Banning imported street dogs - they have so many, many issues.

Dogs kept on lead where children are playing.

I am sure that there are other rules that can be applied.

I have noticed the great increase in unsuitable dog ownership since lockdown.

An example of this is a neighbour who purchased a lab, that frankly appears to have had zero training since she arrived in the household. Labs are probably one of the most energetic dogs and take a long time to mature. They make delightful family pets but left to run amok they are a pain in the proverbial. This dog runs delightedly at people taking a flying leap and more than once has knocked people down. The poor animal is now on her own from approx 8am until 5pm every day since the family have returned to work.

lemsip Wed 01-Feb-23 09:47:14

anyone else watch 'Dogs behaving Badly '. on channel 5.

a real eye opener on what problems some have with there dogs that are soon corrected with the expert showing how.

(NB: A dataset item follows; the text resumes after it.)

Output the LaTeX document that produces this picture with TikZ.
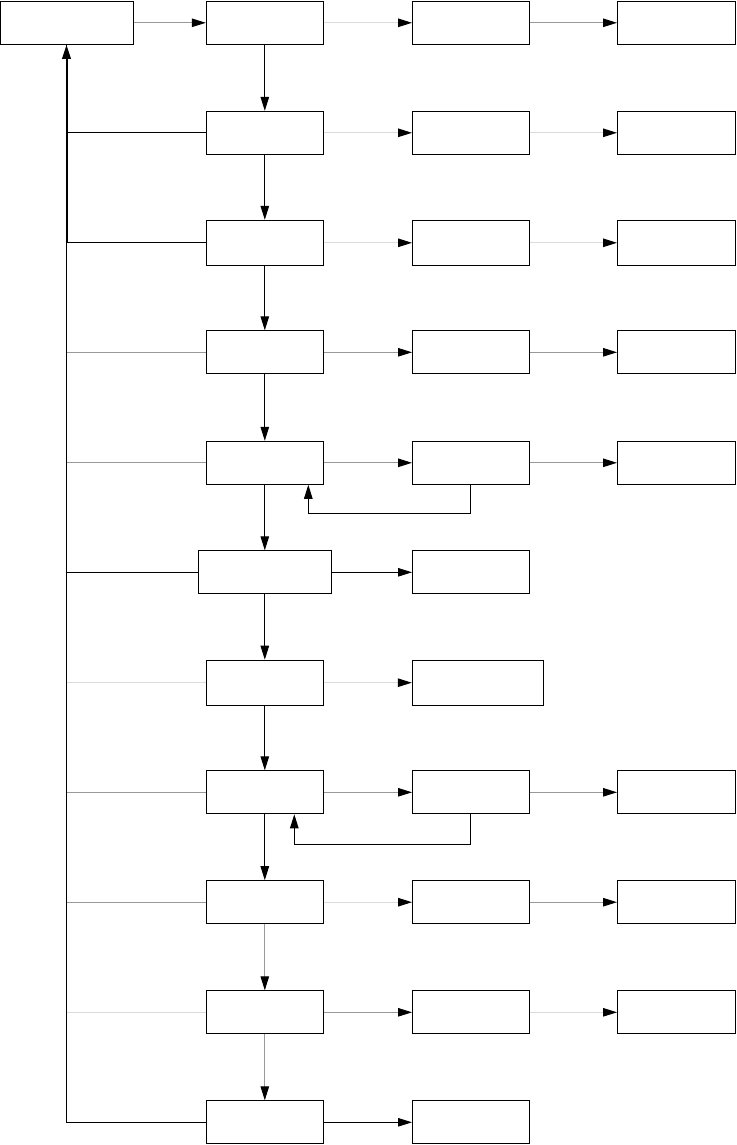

Kate1949 Wed 01-Feb-23 09:47:47

Poor child. I'm not sure how owners know their dog 'would never hurt a fly'. They are animals. This country is obsessed with dogs. I have seen people on TV pleading poverty, saying they can't feed their children and have to use food banks and there are dogs running around which presumably have to be fed. I don't know why anyone would want one and before I get pounced on, I know I'm a lone voice, and as I've been told, not a nice person because I don't like dogs

Germanshepherdsmum Wed 01-Feb-23 09:56:15

Your feelings about dogs are well known Kate. My life has been greatly enriched by my dogs, all rescues. A properly trained and cared for dog is man’s best friend. Unconditional love, and they would give their life for their owner.

Oldwoman70 Wed 01-Feb-23 10:19:00

This is tragic news - one can only guess at the pain and terror that poor child went through. We don't know the circumstances of this attack and I wouldn't be among those who are automatically blaming the child's parents/carers.

I freely admit I am not a dog person (I was attacked by a dog when a small child) and am very nervous around them.

I have found I can no longer walk in my local park because of the number of dogs running off lead with the owners/dog walkers concentrating on their phones and not watching the dogs. Having one bounding up to me and sometimes even jumping up on me is a nerve racking experience and being told "he is just being friendly" is no comfort!

tickingbird Wed 01-Feb-23 10:19:18

I probably won’t be popular for saying this but, in many cases, it is down to the owners. A certain type love these hugely muscled, strong jawed dogs. These people aren’t responsible, don’t understand that the dog is a sentient being, not a machine. They treat them as some kind of weapon, bodyguard, status symbol. Then leave children alone with the dog. We can never legislate against unintelligent, irresponsible people.

As for banning certain breeds - it doesn’t work. When these dogs are analysed they are a mixture of all sorts because the people doing the breeding mix all sorts together in an attempt to come up with the biggest, fiercest dog they can. I read a few weeks ago that some are breeding these huge bully XL’s with Cane Corso’s and Great Danes. They don’t know what they’re doing and the end result is almost the equivalent of having a Lion on a lead.

I don’t know where it will end and I have no idea how to stop it. Dog licences won’t make any difference and what can a dog warden do when he’s confronted by a huge dog in the hands of an owner who’s quite likely to tell him to F… off!?